Write the listing below out again exactly, dropping the images.

|---|

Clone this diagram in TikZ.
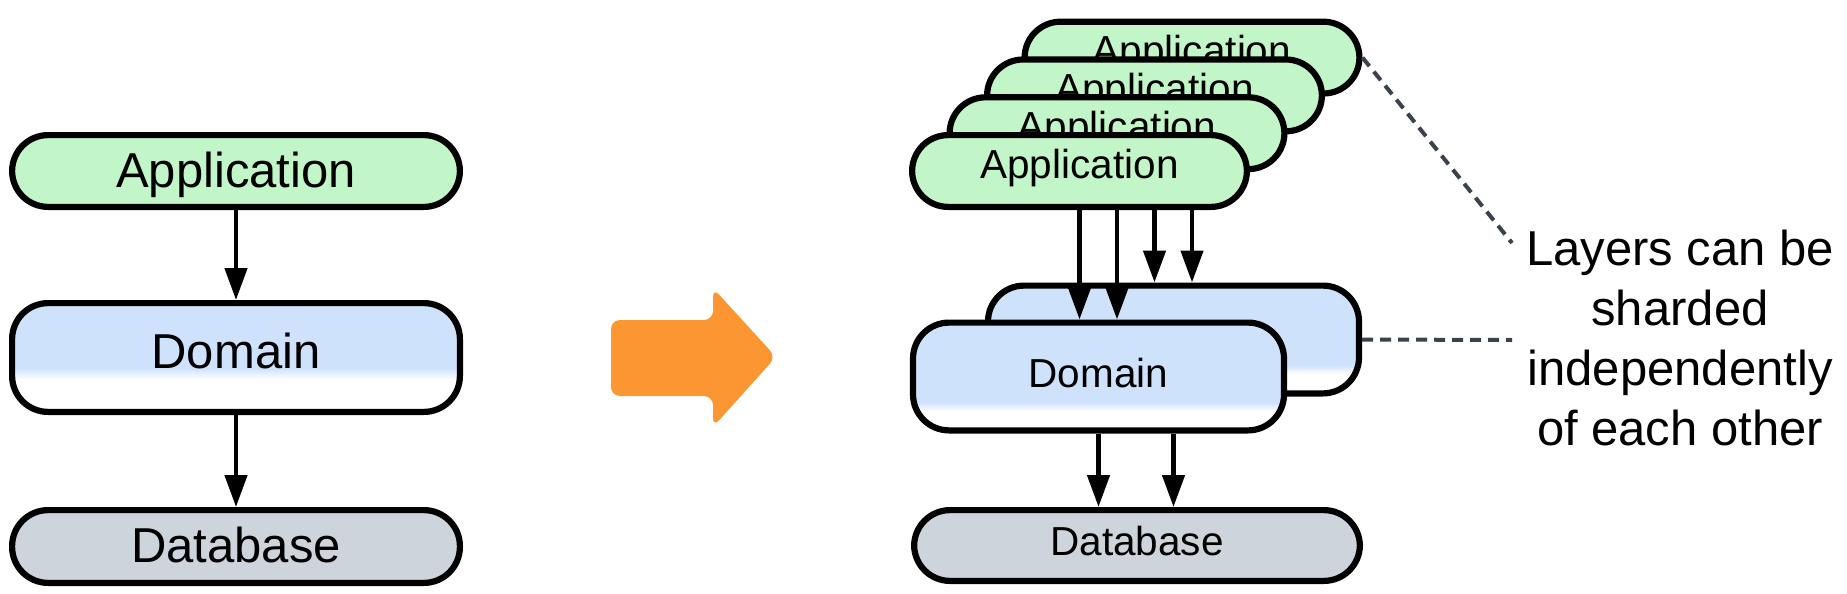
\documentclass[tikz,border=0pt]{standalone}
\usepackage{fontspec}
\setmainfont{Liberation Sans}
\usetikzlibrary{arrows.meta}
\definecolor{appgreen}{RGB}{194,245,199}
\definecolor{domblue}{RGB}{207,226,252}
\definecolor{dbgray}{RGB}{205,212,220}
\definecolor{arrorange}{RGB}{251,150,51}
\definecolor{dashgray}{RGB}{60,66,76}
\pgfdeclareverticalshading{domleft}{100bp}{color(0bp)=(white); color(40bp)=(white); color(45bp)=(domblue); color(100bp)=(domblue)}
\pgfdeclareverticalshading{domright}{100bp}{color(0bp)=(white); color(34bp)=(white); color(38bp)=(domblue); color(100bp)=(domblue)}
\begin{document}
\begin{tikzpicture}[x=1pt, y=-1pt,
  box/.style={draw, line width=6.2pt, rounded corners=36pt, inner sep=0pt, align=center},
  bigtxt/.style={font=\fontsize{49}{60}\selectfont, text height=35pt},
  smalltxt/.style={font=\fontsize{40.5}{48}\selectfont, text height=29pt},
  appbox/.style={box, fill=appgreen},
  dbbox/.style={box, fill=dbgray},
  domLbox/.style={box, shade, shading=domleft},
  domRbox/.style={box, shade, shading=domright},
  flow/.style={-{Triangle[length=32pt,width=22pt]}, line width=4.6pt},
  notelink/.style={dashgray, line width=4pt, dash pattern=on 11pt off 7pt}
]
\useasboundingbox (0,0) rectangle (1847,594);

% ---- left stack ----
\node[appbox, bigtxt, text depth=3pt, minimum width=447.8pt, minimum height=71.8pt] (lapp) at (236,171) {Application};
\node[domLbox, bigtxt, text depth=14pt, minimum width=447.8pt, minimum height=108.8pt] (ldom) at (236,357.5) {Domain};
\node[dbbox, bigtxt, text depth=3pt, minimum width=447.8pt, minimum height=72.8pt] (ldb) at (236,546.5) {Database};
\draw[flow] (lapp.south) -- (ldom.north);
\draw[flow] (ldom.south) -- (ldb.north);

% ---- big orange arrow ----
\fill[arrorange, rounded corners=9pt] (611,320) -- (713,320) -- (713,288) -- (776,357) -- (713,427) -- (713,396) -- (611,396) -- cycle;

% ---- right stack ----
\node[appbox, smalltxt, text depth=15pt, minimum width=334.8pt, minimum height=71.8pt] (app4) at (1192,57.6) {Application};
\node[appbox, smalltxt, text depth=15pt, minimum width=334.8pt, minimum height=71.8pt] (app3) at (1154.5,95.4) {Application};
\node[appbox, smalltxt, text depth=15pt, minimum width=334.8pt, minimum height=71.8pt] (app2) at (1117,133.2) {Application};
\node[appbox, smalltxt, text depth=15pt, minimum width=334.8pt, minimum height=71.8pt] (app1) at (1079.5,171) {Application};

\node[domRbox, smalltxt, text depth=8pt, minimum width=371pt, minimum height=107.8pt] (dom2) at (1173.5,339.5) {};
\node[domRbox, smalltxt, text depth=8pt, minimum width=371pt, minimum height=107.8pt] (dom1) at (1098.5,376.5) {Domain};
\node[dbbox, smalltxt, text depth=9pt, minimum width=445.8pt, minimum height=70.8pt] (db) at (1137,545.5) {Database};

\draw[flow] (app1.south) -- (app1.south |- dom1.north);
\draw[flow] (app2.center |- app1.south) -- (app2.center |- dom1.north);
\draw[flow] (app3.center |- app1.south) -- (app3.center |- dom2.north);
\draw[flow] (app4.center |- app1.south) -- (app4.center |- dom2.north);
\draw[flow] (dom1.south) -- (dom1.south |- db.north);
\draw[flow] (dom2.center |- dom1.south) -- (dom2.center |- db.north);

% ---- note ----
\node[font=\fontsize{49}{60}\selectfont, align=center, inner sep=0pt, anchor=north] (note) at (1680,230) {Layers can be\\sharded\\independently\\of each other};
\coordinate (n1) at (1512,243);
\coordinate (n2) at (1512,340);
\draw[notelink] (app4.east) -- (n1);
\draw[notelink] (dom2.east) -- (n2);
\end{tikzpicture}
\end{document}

|---|

### Expected answer
Clone this diagram in TikZ.
\documentclass[tikz,border=0pt]{standalone}
\usepackage{fontspec}
\setmainfont{Liberation Sans}
\usetikzlibrary{arrows.meta}
\definecolor{appgreen}{RGB}{194,245,199}
\definecolor{domblue}{RGB}{207,226,252}
\definecolor{dbgray}{RGB}{205,212,220}
\definecolor{arrorange}{RGB}{251,150,51}
\definecolor{dashgray}{RGB}{60,66,76}
\pgfdeclareverticalshading{domleft}{100bp}{color(0bp)=(white); color(40bp)=(white); color(45bp)=(domblue); color(100bp)=(domblue)}
\pgfdeclareverticalshading{domright}{100bp}{color(0bp)=(white); color(34bp)=(white); color(38bp)=(domblue); color(100bp)=(domblue)}
\begin{document}
\begin{tikzpicture}[x=1pt, y=-1pt,
  box/.style={draw, line width=6.2pt, rounded corners=36pt, inner sep=0pt, align=center},
  bigtxt/.style={font=\fontsize{49}{60}\selectfont, text height=35pt},
  smalltxt/.style={font=\fontsize{40.5}{48}\selectfont, text height=29pt},
  appbox/.style={box, fill=appgreen},
  dbbox/.style={box, fill=dbgray},
  domLbox/.style={box, shade, shading=domleft},
  domRbox/.style={box, shade, shading=domright},
  flow/.style={-{Triangle[length=32pt,width=22pt]}, line width=4.6pt},
  notelink/.style={dashgray, line width=4pt, dash pattern=on 11pt off 7pt}
]
\useasboundingbox (0,0) rectangle (1847,594);

% ---- left stack ----
\node[appbox, bigtxt, text depth=3pt, minimum width=447.8pt, minimum height=71.8pt] (lapp) at (236,171) {Application};
\node[domLbox, bigtxt, text depth=14pt, minimum width=447.8pt, minimum height=108.8pt] (ldom) at (236,357.5) {Domain};
\node[dbbox, bigtxt, text depth=3pt, minimum width=447.8pt, minimum height=72.8pt] (ldb) at (236,546.5) {Database};
\draw[flow] (lapp.south) -- (ldom.north);
\draw[flow] (ldom.south) -- (ldb.north);

% ---- big orange arrow ----
\fill[arrorange, rounded corners=9pt] (611,320) -- (713,320) -- (713,288) -- (776,357) -- (713,427) -- (713,396) -- (611,396) -- cycle;

% ---- right stack ----
\node[appbox, smalltxt, text depth=15pt, minimum width=334.8pt, minimum height=71.8pt] (app4) at (1192,57.6) {Application};
\node[appbox, smalltxt, text depth=15pt, minimum width=334.8pt, minimum height=71.8pt] (app3) at (1154.5,95.4) {Application};
\node[appbox, smalltxt, text depth=15pt, minimum width=334.8pt, minimum height=71.8pt] (app2) at (1117,133.2) {Application};
\node[appbox, smalltxt, text depth=15pt, minimum width=334.8pt, minimum height=71.8pt] (app1) at (1079.5,171) {Application};

\node[domRbox, smalltxt, text depth=8pt, minimum width=371pt, minimum height=107.8pt] (dom2) at (1173.5,339.5) {};
\node[domRbox, smalltxt, text depth=8pt, minimum width=371pt, minimum height=107.8pt] (dom1) at (1098.5,376.5) {Domain};
\node[dbbox, smalltxt, text depth=9pt, minimum width=445.8pt, minimum height=70.8pt] (db) at (1137,545.5) {Database};

\draw[flow] (app1.south) -- (app1.south |- dom1.north);
\draw[flow] (app2.center |- app1.south) -- (app2.center |- dom1.north);
\draw[flow] (app3.center |- app1.south) -- (app3.center |- dom2.north);
\draw[flow] (app4.center |- app1.south) -- (app4.center |- dom2.north);
\draw[flow] (dom1.south) -- (dom1.south |- db.north);
\draw[flow] (dom2.center |- dom1.south) -- (dom2.center |- db.north);

% ---- note ----
\node[font=\fontsize{49}{60}\selectfont, align=center, inner sep=0pt, anchor=north] (note) at (1680,230) {Layers can be\\sharded\\independently\\of each other};
\coordinate (n1) at (1512,243);
\coordinate (n2) at (1512,340);
\draw[notelink] (app4.east) -- (n1);
\draw[notelink] (dom2.east) -- (n2);
\end{tikzpicture}
\end{document}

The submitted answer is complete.